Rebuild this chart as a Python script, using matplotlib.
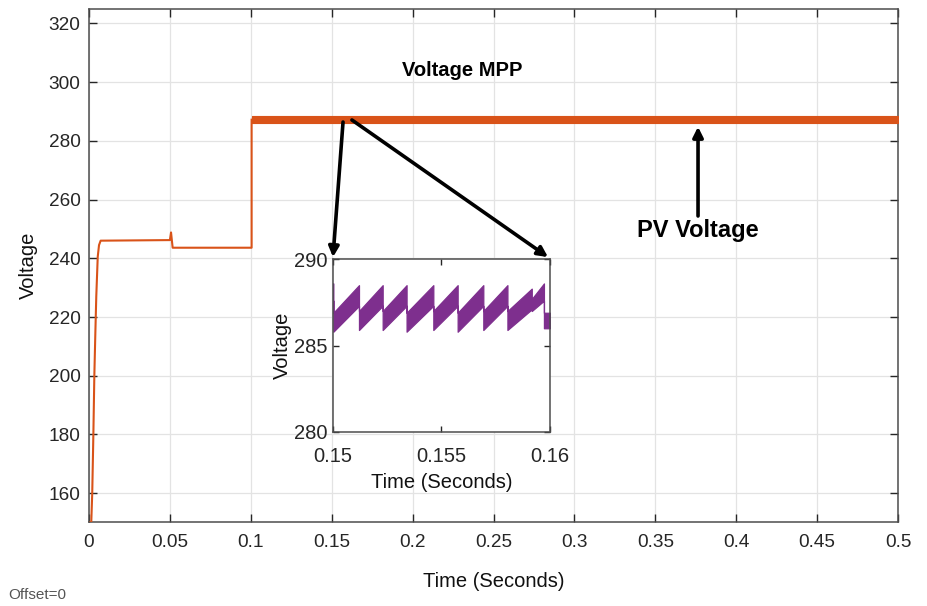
import matplotlib
matplotlib.use("Agg")
import matplotlib.pyplot as plt
import numpy as np

plt.rcParams['font.family'] = ['Liberation Sans', 'DejaVu Sans']

# ---- main trace data (time s, voltage V) ----
t_main = [0.0, 0.0014, 0.0020, 0.0027, 0.0033, 0.0039, 0.0045, 0.0054, 0.0062, 0.0072,
          0.0500, 0.0507, 0.0517, 0.1005, 0.1005]
v_main = [150.0, 150.0, 160.0, 180.0, 200.0, 214.0, 227.0, 240.5, 244.5, 246.0,
          246.2, 248.8, 243.6, 243.6, 287.2]
# steady-state MPP band after 0.1 s
band_t = [0.1005, 0.5]
band_low = [286.2, 286.2]
band_high = [288.4, 288.4]

# ---- inset (zoomed ripple) data: per-segment start/end and band edges ----
seg_start = [0.15000, 0.15003, 0.15121, 0.15230, 0.15340, 0.15463, 0.15575, 0.15693, 0.15804, 0.15916, 0.15972]
seg_end   = [0.15003, 0.15121, 0.15230, 0.15340, 0.15463, 0.15575, 0.15693, 0.15804, 0.15916, 0.15972, 0.16000]
up_start  = [288.6, 286.9, 287.0, 287.0, 286.9, 287.0, 286.9, 287.0, 287.0, 287.7, 286.9]
up_end    = [288.6, 288.5, 288.5, 288.5, 288.5, 288.5, 288.5, 288.5, 288.3, 288.6, 286.9]
lo_start  = [287.6, 285.8, 285.9, 285.9, 285.8, 285.9, 285.8, 285.9, 285.9, 287.0, 286.0]
lo_end    = [287.6, 287.3, 287.3, 287.3, 287.3, 287.3, 287.3, 287.3, 287.1, 287.6, 286.0]

main_xticks = [0, 0.05, 0.1, 0.15, 0.2, 0.25, 0.3, 0.35, 0.4, 0.45, 0.5]
main_xlabels = ['0', '0.05', '0.1', '0.15', '0.2', '0.25', '0.3', '0.35', '0.4', '0.45', '0.5']
main_yticks = [160, 180, 200, 220, 240, 260, 280, 300, 320]
inset_xticks = [0.15, 0.155, 0.16]
inset_xlabels = ['0.15', '0.155', '0.16']
inset_yticks = [280, 285, 290]

ORANGE = '#D95319'
PURPLE = '#7E2F8E'
AXC = '#262626'

fig = plt.figure(figsize=(9.28, 6.06), dpi=100)
ax = fig.add_axes([0.0959, 0.1391, 0.8718, 0.8456])

ax.plot(t_main, v_main, color=ORANGE, lw=1.5, zorder=3)
ax.fill_between(band_t, band_low, band_high, color=ORANGE, lw=0.8, edgecolor=ORANGE, zorder=3)

ax.set_xlim(0, 0.5)
ax.set_ylim(150.3, 324.8)
ax.set_xticks(main_xticks)
ax.set_xticklabels(main_xlabels)
ax.set_yticks(main_yticks)
ax.grid(True, color='#e3e3e3', lw=0.9)
ax.set_axisbelow(True)
ax.tick_params(direction='in', length=6, width=1, colors=AXC, labelsize=13.7,
               top=True, right=True, pad=6)
ax.tick_params(axis='x', pad=9)
for sp in ax.spines.values():
    sp.set_color('#4d4d4d')
    sp.set_linewidth(1.1)
ax.set_xlabel('Time (Seconds)', fontsize=14.5, color='#111111', labelpad=15)
ax.set_ylabel('Voltage', fontsize=14.5, color='#111111', labelpad=8)

# annotations
ax.text(0.2305, 304.1, 'Voltage MPP', fontsize=14.5, fontweight='bold', ha='center', va='center')
ax.text(0.3764, 249.6, 'PV Voltage', fontsize=17, fontweight='bold', ha='center', va='center')
arrow = dict(arrowstyle='-|>', lw=2.6, color='black', mutation_scale=15, shrinkA=0, shrinkB=0)
ax.annotate('', xy=(0.3764, 284.8), xytext=(0.3764, 254.4), arrowprops=arrow, zorder=5)
ax.annotate('', xy=(0.1508, 240.4), xytext=(0.1570, 286.4), arrowprops=arrow, zorder=5)
ax.annotate('', xy=(0.2837, 240.4), xytext=(0.1625, 287.1), arrowprops=arrow, zorder=5)

fig.text(8 / 928, 1 - 595 / 606, 'Offset=0', fontsize=11, color='#555555', va='center', ha='left')

# ---- inset ----
axi = fig.add_axes([0.3585, 0.2876, 0.2342, 0.2845])
ti, ui, li = [], [], []
for s, e, u0, u1, l0, l1 in zip(seg_start, seg_end, up_start, up_end, lo_start, lo_end):
    ti += [s, e]
    ui += [u0, u1]
    li += [l0, l1]
axi.fill_between(ti, li, ui, color=PURPLE, edgecolor=PURPLE, lw=0.9)
axi.set_xlim(0.15, 0.16)
axi.set_ylim(280, 290)
axi.set_xticks(inset_xticks)
axi.set_xticklabels(inset_xlabels)
axi.set_yticks(inset_yticks)
axi.tick_params(direction='in', length=4, width=1, colors=AXC, labelsize=14.5,
                top=True, right=True, pad=4)
axi.tick_params(axis='x', pad=11)
for sp in axi.spines.values():
    sp.set_color('#4d4d4d')
    sp.set_linewidth(1.1)
axi.set_xlabel('Time (Seconds)', fontsize=14.5, color='#111111', labelpad=5)
axi.set_ylabel('Voltage', fontsize=14.5, color='#111111', labelpad=1)

fig.savefig('out.png', dpi=100)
────────────────
(GOAL OF THE EXERCISE)
Repeat, with no pictures, each line from the beginning of the data through the line containing "plt.rcParams['font.family'] = ['Liberation", inclusive.

(EXERCISE RESULT)
Rebuild this chart as a Python script, using matplotlib.
import matplotlib
matplotlib.use("Agg")
import matplotlib.pyplot as plt
import numpy as np

plt.rcParams['font.family'] = ['Liberation Sans', 'DejaVu Sans']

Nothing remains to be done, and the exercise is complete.